Tommy-yw/RunbookHermes
Tommy-yw/RunbookHermesHermes-native AIOps agent for evidence-driven incident response, approval-gated remediation, and runbook learning.
From the README
RunbookHermes
Hermes-native AIOps Agent for payment incident response, evidence-driven root-cause analysis, approval-gated remediation, and runbook learning.
RunbookHermes is built by adapting the official Hermes Agent runtime into a production-oriented incident-response system. It keeps Hermes Agent's strengths—runtime loop, provider routing, tool system, memory, context engine, skills, gateway, and safety boundaries—and specializes them for AIOps workflows such as payment-system failures, observability evidence collection, approval, checkpoint, rollback, recovery verification, and runbook knowledge accumulation.
RunbookHermes is not a separate toy dashboard beside Hermes Agent. It is a Hermes-native vertical extension: Hermes provides the agent foundation; RunbookHermes adds the incident-response domain layer.
Product Screenshots
The screenshots below show the current RunbookHermes Web Console. Put these images under docs/assets/ and keep the file names consistent with the Markdown paths.
AIOps Console Overview
The overview page shows the high-level AIOps control plane: incident count, pending approvals, generated skills, critical services, recommended operation flow, current capability boundaries, and a live monitoring preview.
Realtime Monitoring System
The monitoring page provides a multi-dimensional service health view for payment-service, coupon-service, and order-service, including HTTP status signals, QPS, p95 latency, service topology, backend mode, and deployment state.
The lower section of the monitoring page shows log signals and trace signals. This is where RunbookHermes connects observability data to incident diagnosis instead of relying only on model guesses.
Incident Command Center
The incident list page normalizes incidents created from Web, Alertmanager, Feishu, WeCom, or API entry points. It shows service, status, severity, root cause, creation time, and quick incident creation actions.
Incident Detail: Evidence and Executive Summary
The incident detail page displays evidence cards from metrics, logs, and traces, plus an executive summary with root cause, recommended action, evidence IDs, confidence, and approval status.
Incident Detail: Root Cause and Model-Assisted Summary
The root-cause tab separates deterministic evidence from optional model-assisted explanation. The model summary is only enabled when a model provider is configured.
Incident Detail: Actions, Approvals, and Checkpoints
Risky actions are not executed blindly.

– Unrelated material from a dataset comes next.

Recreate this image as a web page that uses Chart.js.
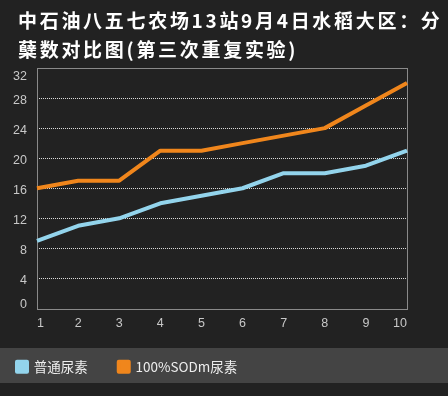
<!DOCTYPE html>
<html>
<head>
<meta charset="utf-8">
<script src="https://cdn.jsdelivr.net/npm/chart.js@4/dist/chart.umd.min.js"></script>
<style>
  html, body { margin: 0; padding: 0; background: #222222; width: 448px; height: 396px; overflow: hidden; }
  #wrap { position: relative; width: 448px; height: 396px; }
  #title { position: absolute; left: 18px; top: 5px; color: #ffffff; font-family: "Noto Sans CJK SC", sans-serif; font-weight: bold; font-size: 19px; line-height: 29px; letter-spacing: 2.7px; white-space: nowrap; }
  canvas { position: absolute; left: 0; top: 0; }
</style>
</head>
<body>
<div id="wrap">
  <canvas id="c" width="448" height="396"></canvas>
  <div id="title">中石油八五七农场13站9月4日水稻大区：分<br>蘖数对比图(第三次重复实验)</div>
</div>
<script>
const categories = ['1', '2', '3', '4', '5', '6', '7', '8', '9', '10'];
const seriesNames = ['普通尿素', '100%SODm尿素'];
const normalUrea = [9, 11, 12, 14, 15, 16, 18, 18, 19, 21];
const sodmUrea = [16, 17, 17, 21, 21, 22, 23, 24, 27, 30];
const yTicks = [0, 4, 8, 12, 16, 20, 24, 28, 32];

const BLUE = '#93d4ec';
const ORANGE = '#f0861c';
const LEG_PAD = 31;

const framePlugin = {
  id: 'frame',
  afterLayout(chart) {
    if (chart.legend) {
      chart.legend.left -= 14;
    }
  },
  beforeDraw(chart) {
    const ctx = chart.ctx;
    ctx.save();
    ctx.fillStyle = '#222222';
    ctx.fillRect(0, 0, chart.width, chart.height);
    const lg = chart.legend;
    if (lg) {
      const c = lg.top + LEG_PAD + 6.5;
      ctx.fillStyle = '#444444';
      ctx.fillRect(0, Math.round(c - 19), chart.width, 35);
    }
    ctx.restore();
    // keep the first and last y labels inside the plot box
    const ys = chart.scales.y;
    const items = ys.getLabelItems(chart.chartArea);
    if (items.length) {
      items[0].options.textBaseline = 'bottom';
      items[items.length - 1].options.textBaseline = 'top';
    }
  },
  beforeDatasetsDraw(chart) {
    const a = chart.chartArea;
    const ctx = chart.ctx;
    ctx.save();
    ctx.strokeStyle = '#8a8a8a';
    ctx.lineWidth = 1;
    ctx.strokeRect(Math.round(a.left) + 0.5, Math.round(a.top) + 0.5, Math.round(a.right - a.left), Math.round(a.bottom - a.top));
    ctx.restore();
  }
};

new Chart(document.getElementById('c'), {
  type: 'line',
  data: {
    labels: categories,
    datasets: [
      { label: seriesNames[0], data: normalUrea, borderColor: BLUE, backgroundColor: BLUE, borderWidth: 4, pointRadius: 0, tension: 0, borderJoinStyle: 'round' },
      { label: seriesNames[1], data: sodmUrea, borderColor: ORANGE, backgroundColor: ORANGE, borderWidth: 4, pointRadius: 0, tension: 0, borderJoinStyle: 'round' }
    ]
  },
  options: {
    responsive: false,
    animation: false,
    devicePixelRatio: 1,
    layout: { padding: { top: 68, right: 41, bottom: 12.5, left: 0 } },
    plugins: {
      title: { display: false },
      tooltip: { enabled: false },
      legend: {
        position: 'bottom',
        align: 'start',
        labels: {
          boxWidth: 10,
          boxHeight: 10,
          padding: LEG_PAD,
          color: '#eeeeee',
          font: { family: '"Noto Sans CJK SC", sans-serif', size: 13.5 }
        }
      }
    },
    scales: {
      x: {
        offset: false,
        grid: { display: false, drawTicks: false },
        border: { display: false },
        ticks: { color: '#c8c8c8', align: 'inner', padding: 8, maxRotation: 0, font: { family: '"Liberation Sans", sans-serif', size: 12.5 } },
        afterFit(s) { s.height = 20.5; }
      },
      y: {
        min: 0,
        max: 32,
        afterBuildTicks(s) { s.ticks = yTicks.map(v => ({ value: v })); },
        grid: {
          drawTicks: false,
          lineWidth: 1,
          color: (ctx) => (ctx.tick && (ctx.tick.value === 0 || ctx.tick.value === 32)) ? 'rgba(0,0,0,0)' : '#dddddd'
        },
        border: { display: false, dash: [1, 1] },
        ticks: { color: '#c8c8c8', padding: 10, labelOffset: 2, font: { family: '"Liberation Sans", sans-serif', size: 12.5 } },
        afterFit(s) { s.width = 37; }
      }
    }
  },
  plugins: [framePlugin]
});
</script>
</body>
</html>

RunbookHermes places write or destructive actions behind approval, checkpoint, dry-run, controlled execution, and recovery verification.
Incident Detail: Timeline
The timeline records the full incident lifecycle, including incident creation, evidence collection, hypothesis generation, action planning, checkpoint creation, approval request, approval decision, skill generation, and execution result.